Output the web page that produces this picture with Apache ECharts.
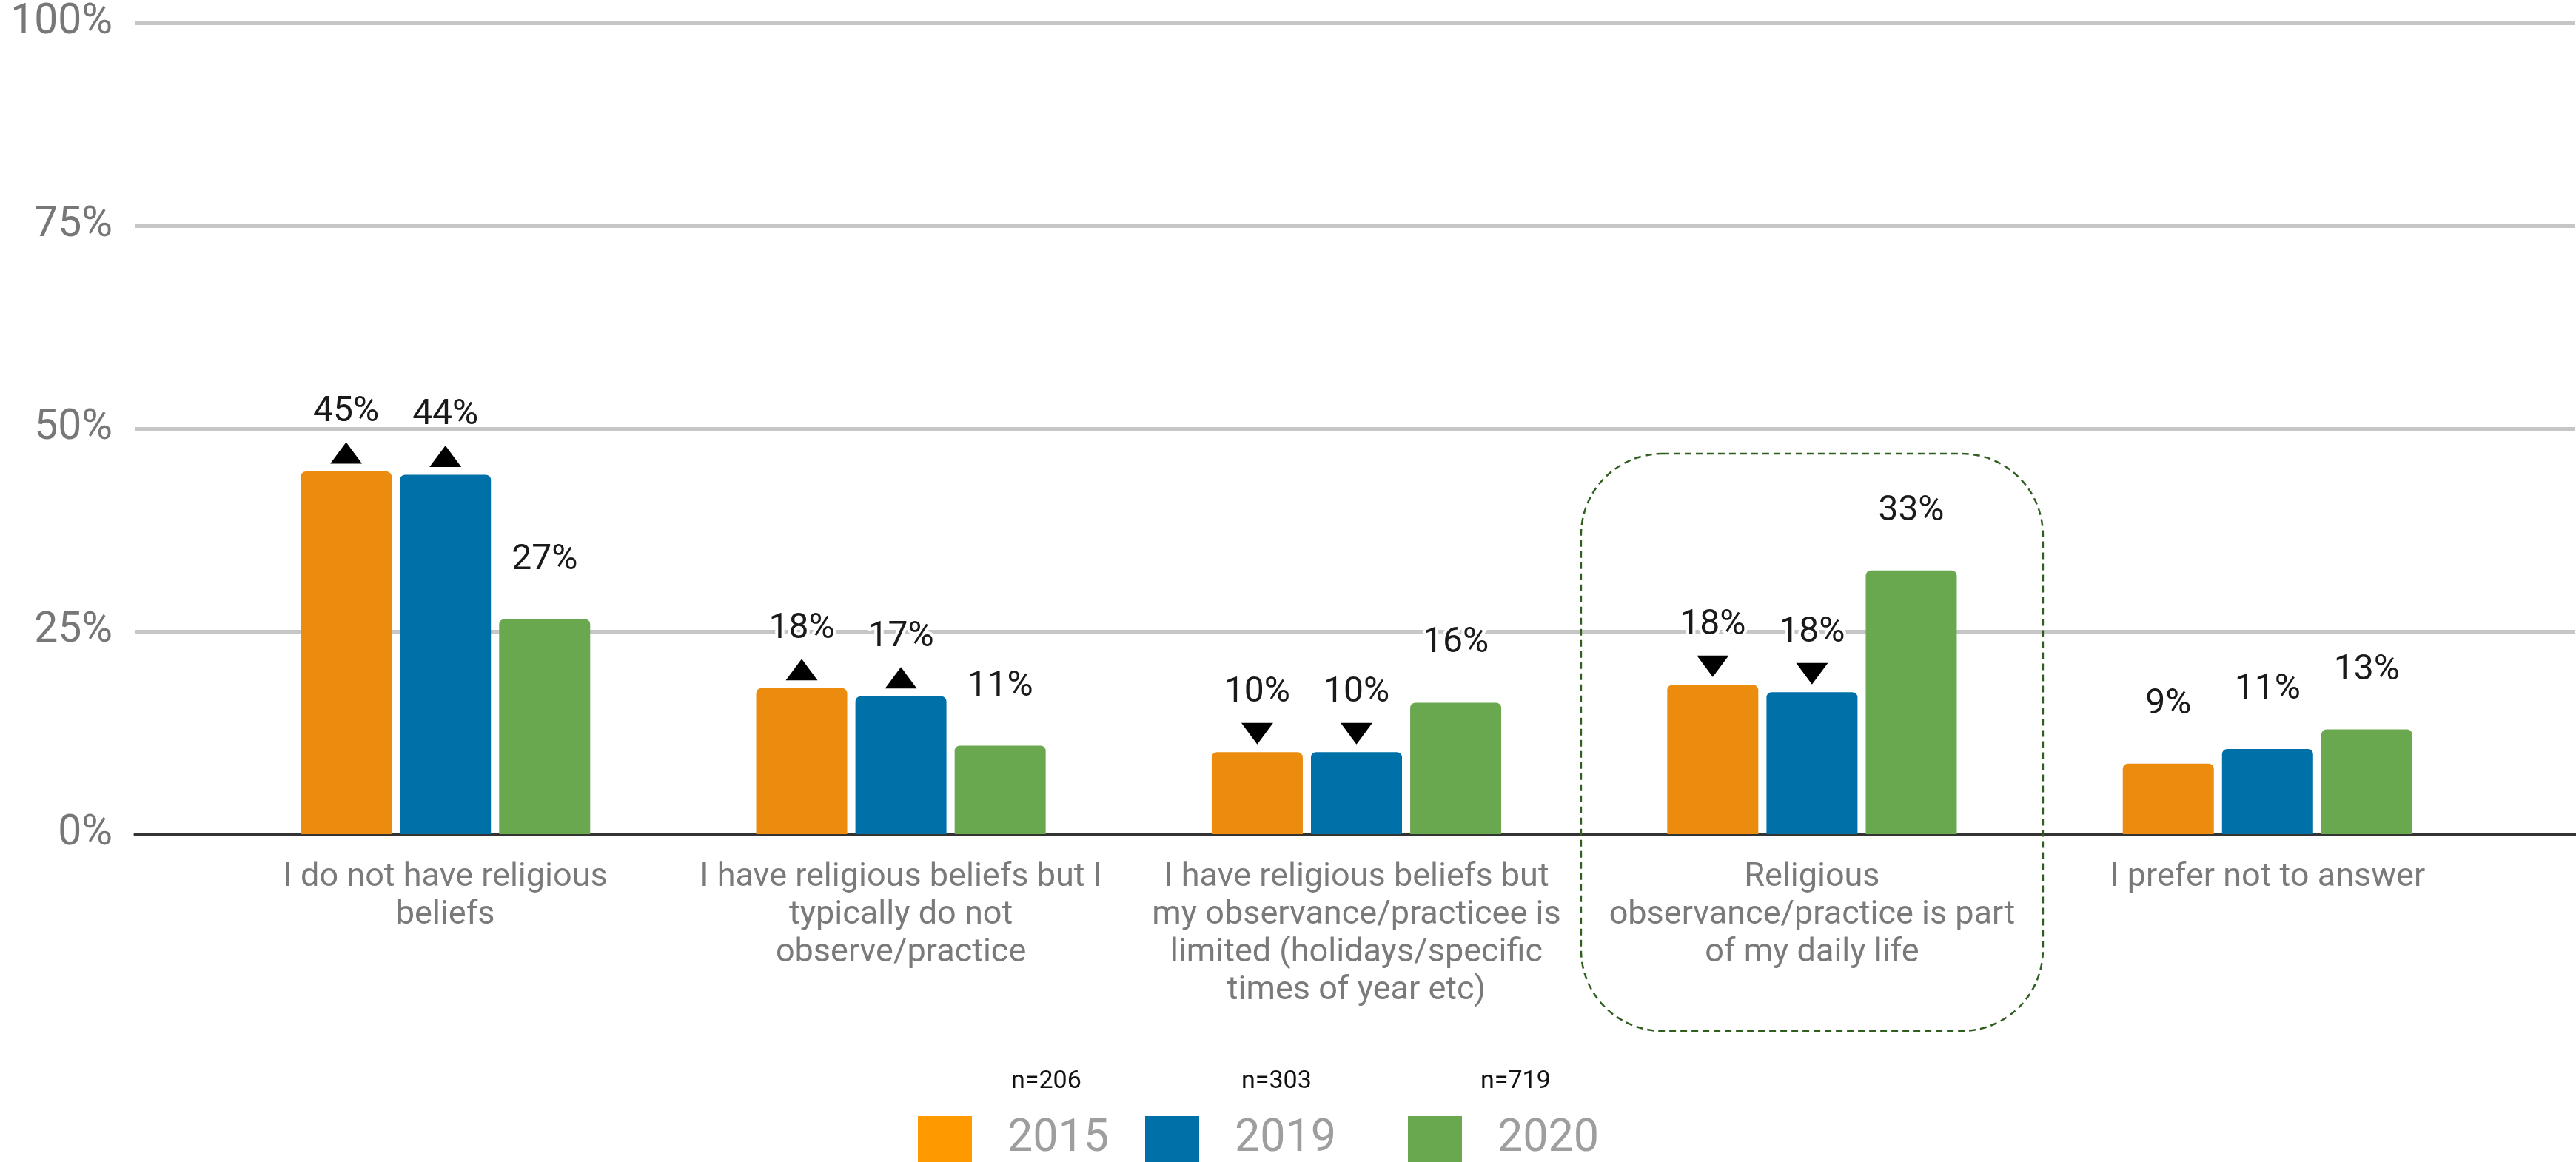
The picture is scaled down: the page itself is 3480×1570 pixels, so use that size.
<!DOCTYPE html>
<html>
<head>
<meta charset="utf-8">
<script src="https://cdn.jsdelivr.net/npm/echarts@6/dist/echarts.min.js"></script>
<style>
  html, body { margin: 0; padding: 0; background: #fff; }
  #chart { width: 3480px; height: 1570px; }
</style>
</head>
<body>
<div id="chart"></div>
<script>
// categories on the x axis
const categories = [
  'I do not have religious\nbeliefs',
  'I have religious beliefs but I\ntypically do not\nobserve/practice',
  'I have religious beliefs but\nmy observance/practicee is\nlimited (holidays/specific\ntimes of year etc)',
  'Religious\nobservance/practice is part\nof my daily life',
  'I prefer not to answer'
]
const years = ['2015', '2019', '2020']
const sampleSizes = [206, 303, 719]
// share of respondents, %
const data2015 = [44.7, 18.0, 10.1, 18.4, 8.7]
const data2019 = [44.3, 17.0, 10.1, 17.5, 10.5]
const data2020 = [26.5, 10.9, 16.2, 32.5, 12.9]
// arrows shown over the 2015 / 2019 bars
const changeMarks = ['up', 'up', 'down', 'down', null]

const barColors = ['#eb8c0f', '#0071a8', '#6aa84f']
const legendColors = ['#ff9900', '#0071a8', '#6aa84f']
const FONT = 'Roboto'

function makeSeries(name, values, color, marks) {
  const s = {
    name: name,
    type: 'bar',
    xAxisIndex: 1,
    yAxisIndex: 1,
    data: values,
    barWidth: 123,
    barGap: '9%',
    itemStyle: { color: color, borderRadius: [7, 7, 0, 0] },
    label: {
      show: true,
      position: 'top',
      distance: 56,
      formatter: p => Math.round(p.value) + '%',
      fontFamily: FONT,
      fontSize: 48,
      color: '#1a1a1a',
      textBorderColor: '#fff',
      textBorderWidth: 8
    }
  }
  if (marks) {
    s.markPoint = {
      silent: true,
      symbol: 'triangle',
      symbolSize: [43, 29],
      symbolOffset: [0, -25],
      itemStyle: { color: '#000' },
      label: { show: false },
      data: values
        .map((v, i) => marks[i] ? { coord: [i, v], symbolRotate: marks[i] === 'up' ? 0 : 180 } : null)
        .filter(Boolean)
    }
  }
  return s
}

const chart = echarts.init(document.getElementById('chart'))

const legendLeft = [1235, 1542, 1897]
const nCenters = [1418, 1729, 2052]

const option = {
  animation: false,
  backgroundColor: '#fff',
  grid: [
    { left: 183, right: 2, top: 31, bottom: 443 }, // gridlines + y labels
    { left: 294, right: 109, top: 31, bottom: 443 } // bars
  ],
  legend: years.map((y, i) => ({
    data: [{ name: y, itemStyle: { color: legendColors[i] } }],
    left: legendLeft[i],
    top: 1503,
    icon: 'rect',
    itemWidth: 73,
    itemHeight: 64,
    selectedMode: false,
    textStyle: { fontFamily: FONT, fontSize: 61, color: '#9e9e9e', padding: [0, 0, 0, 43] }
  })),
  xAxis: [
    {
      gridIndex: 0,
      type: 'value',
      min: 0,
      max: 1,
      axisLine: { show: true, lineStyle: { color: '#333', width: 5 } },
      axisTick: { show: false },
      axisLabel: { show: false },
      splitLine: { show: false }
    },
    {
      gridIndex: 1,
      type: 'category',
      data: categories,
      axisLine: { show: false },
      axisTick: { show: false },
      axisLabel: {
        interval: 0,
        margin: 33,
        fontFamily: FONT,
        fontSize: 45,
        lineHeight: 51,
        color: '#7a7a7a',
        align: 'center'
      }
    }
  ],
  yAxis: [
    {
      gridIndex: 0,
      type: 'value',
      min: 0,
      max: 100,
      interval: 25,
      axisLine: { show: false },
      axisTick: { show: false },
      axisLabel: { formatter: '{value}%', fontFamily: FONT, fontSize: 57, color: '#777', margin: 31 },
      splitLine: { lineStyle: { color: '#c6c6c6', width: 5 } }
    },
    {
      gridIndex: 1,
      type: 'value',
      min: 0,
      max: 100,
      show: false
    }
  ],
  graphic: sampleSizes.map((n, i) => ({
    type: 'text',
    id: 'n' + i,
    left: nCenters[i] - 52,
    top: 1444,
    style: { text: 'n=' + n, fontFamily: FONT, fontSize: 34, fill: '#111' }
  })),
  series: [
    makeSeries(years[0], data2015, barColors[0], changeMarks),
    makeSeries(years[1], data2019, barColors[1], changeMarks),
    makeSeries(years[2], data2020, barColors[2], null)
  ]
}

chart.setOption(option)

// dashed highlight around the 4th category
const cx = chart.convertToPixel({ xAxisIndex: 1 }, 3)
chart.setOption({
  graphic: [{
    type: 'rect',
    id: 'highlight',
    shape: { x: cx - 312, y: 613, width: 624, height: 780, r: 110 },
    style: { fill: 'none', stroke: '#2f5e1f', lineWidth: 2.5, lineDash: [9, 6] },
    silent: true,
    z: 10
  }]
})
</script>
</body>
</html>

------

Write out the listing above exactly as it stands, pictures excluded.

Result for this exercise —
Output the web page that produces this picture with Apache ECharts.
The picture is scaled down: the page itself is 3480×1570 pixels, so use that size.
<!DOCTYPE html>
<html>
<head>
<meta charset="utf-8">
<script src="https://cdn.jsdelivr.net/npm/echarts@6/dist/echarts.min.js"></script>
<style>
  html, body { margin: 0; padding: 0; background: #fff; }
  #chart { width: 3480px; height: 1570px; }
</style>
</head>
<body>
<div id="chart"></div>
<script>
// categories on the x axis
const categories = [
  'I do not have religious\nbeliefs',
  'I have religious beliefs but I\ntypically do not\nobserve/practice',
  'I have religious beliefs but\nmy observance/practicee is\nlimited (holidays/specific\ntimes of year etc)',
  'Religious\nobservance/practice is part\nof my daily life',
  'I prefer not to answer'
]
const years = ['2015', '2019', '2020']
const sampleSizes = [206, 303, 719]
// share of respondents, %
const data2015 = [44.7, 18.0, 10.1, 18.4, 8.7]
const data2019 = [44.3, 17.0, 10.1, 17.5, 10.5]
const data2020 = [26.5, 10.9, 16.2, 32.5, 12.9]
// arrows shown over the 2015 / 2019 bars
const changeMarks = ['up', 'up', 'down', 'down', null]

const barColors = ['#eb8c0f', '#0071a8', '#6aa84f']
const legendColors = ['#ff9900', '#0071a8', '#6aa84f']
const FONT = 'Roboto'

function makeSeries(name, values, color, marks) {
  const s = {
    name: name,
    type: 'bar',
    xAxisIndex: 1,
    yAxisIndex: 1,
    data: values,
    barWidth: 123,
    barGap: '9%',
    itemStyle: { color: color, borderRadius: [7, 7, 0, 0] },
    label: {
      show: true,
      position: 'top',
      distance: 56,
      formatter: p => Math.round(p.value) + '%',
      fontFamily: FONT,
      fontSize: 48,
      color: '#1a1a1a',
      textBorderColor: '#fff',
      textBorderWidth: 8
    }
  }
  if (marks) {
    s.markPoint = {
      silent: true,
      symbol: 'triangle',
      symbolSize: [43, 29],
      symbolOffset: [0, -25],
      itemStyle: { color: '#000' },
      label: { show: false },
      data: values
        .map((v, i) => marks[i] ? { coord: [i, v], symbolRotate: marks[i] === 'up' ? 0 : 180 } : null)
        .filter(Boolean)
    }
  }
  return s
}

const chart = echarts.init(document.getElementById('chart'))

const legendLeft = [1235, 1542, 1897]
const nCenters = [1418, 1729, 2052]

const option = {
  animation: false,
  backgroundColor: '#fff',
  grid: [
    { left: 183, right: 2, top: 31, bottom: 443 }, // gridlines + y labels
    { left: 294, right: 109, top: 31, bottom: 443 } // bars
  ],
  legend: years.map((y, i) => ({
    data: [{ name: y, itemStyle: { color: legendColors[i] } }],
    left: legendLeft[i],
    top: 1503,
    icon: 'rect',
    itemWidth: 73,
    itemHeight: 64,
    selectedMode: false,
    textStyle: { fontFamily: FONT, fontSize: 61, color: '#9e9e9e', padding: [0, 0, 0, 43] }
  })),
  xAxis: [
    {
      gridIndex: 0,
      type: 'value',
      min: 0,
      max: 1,
      axisLine: { show: true, lineStyle: { color: '#333', width: 5 } },
      axisTick: { show: false },
      axisLabel: { show: false },
      splitLine: { show: false }
    },
    {
      gridIndex: 1,
      type: 'category',
      data: categories,
      axisLine: { show: false },
      axisTick: { show: false },
      axisLabel: {
        interval: 0,
        margin: 33,
        fontFamily: FONT,
        fontSize: 45,
        lineHeight: 51,
        color: '#7a7a7a',
        align: 'center'
      }
    }
  ],
  yAxis: [
    {
      gridIndex: 0,
      type: 'value',
      min: 0,
      max: 100,
      interval: 25,
      axisLine: { show: false },
      axisTick: { show: false },
      axisLabel: { formatter: '{value}%', fontFamily: FONT, fontSize: 57, color: '#777', margin: 31 },
      splitLine: { lineStyle: { color: '#c6c6c6', width: 5 } }
    },
    {
      gridIndex: 1,
      type: 'value',
      min: 0,
      max: 100,
      show: false
    }
  ],
  graphic: sampleSizes.map((n, i) => ({
    type: 'text',
    id: 'n' + i,
    left: nCenters[i] - 52,
    top: 1444,
    style: { text: 'n=' + n, fontFamily: FONT, fontSize: 34, fill: '#111' }
  })),
  series: [
    makeSeries(years[0], data2015, barColors[0], changeMarks),
    makeSeries(years[1], data2019, barColors[1], changeMarks),
    makeSeries(years[2], data2020, barColors[2], null)
  ]
}

chart.setOption(option)

// dashed highlight around the 4th category
const cx = chart.convertToPixel({ xAxisIndex: 1 }, 3)
chart.setOption({
  graphic: [{
    type: 'rect',
    id: 'highlight',
    shape: { x: cx - 312, y: 613, width: 624, height: 780, r: 110 },
    style: { fill: 'none', stroke: '#2f5e1f', lineWidth: 2.5, lineDash: [9, 6] },
    silent: true,
    z: 10
  }]
})
</script>
</body>
</html>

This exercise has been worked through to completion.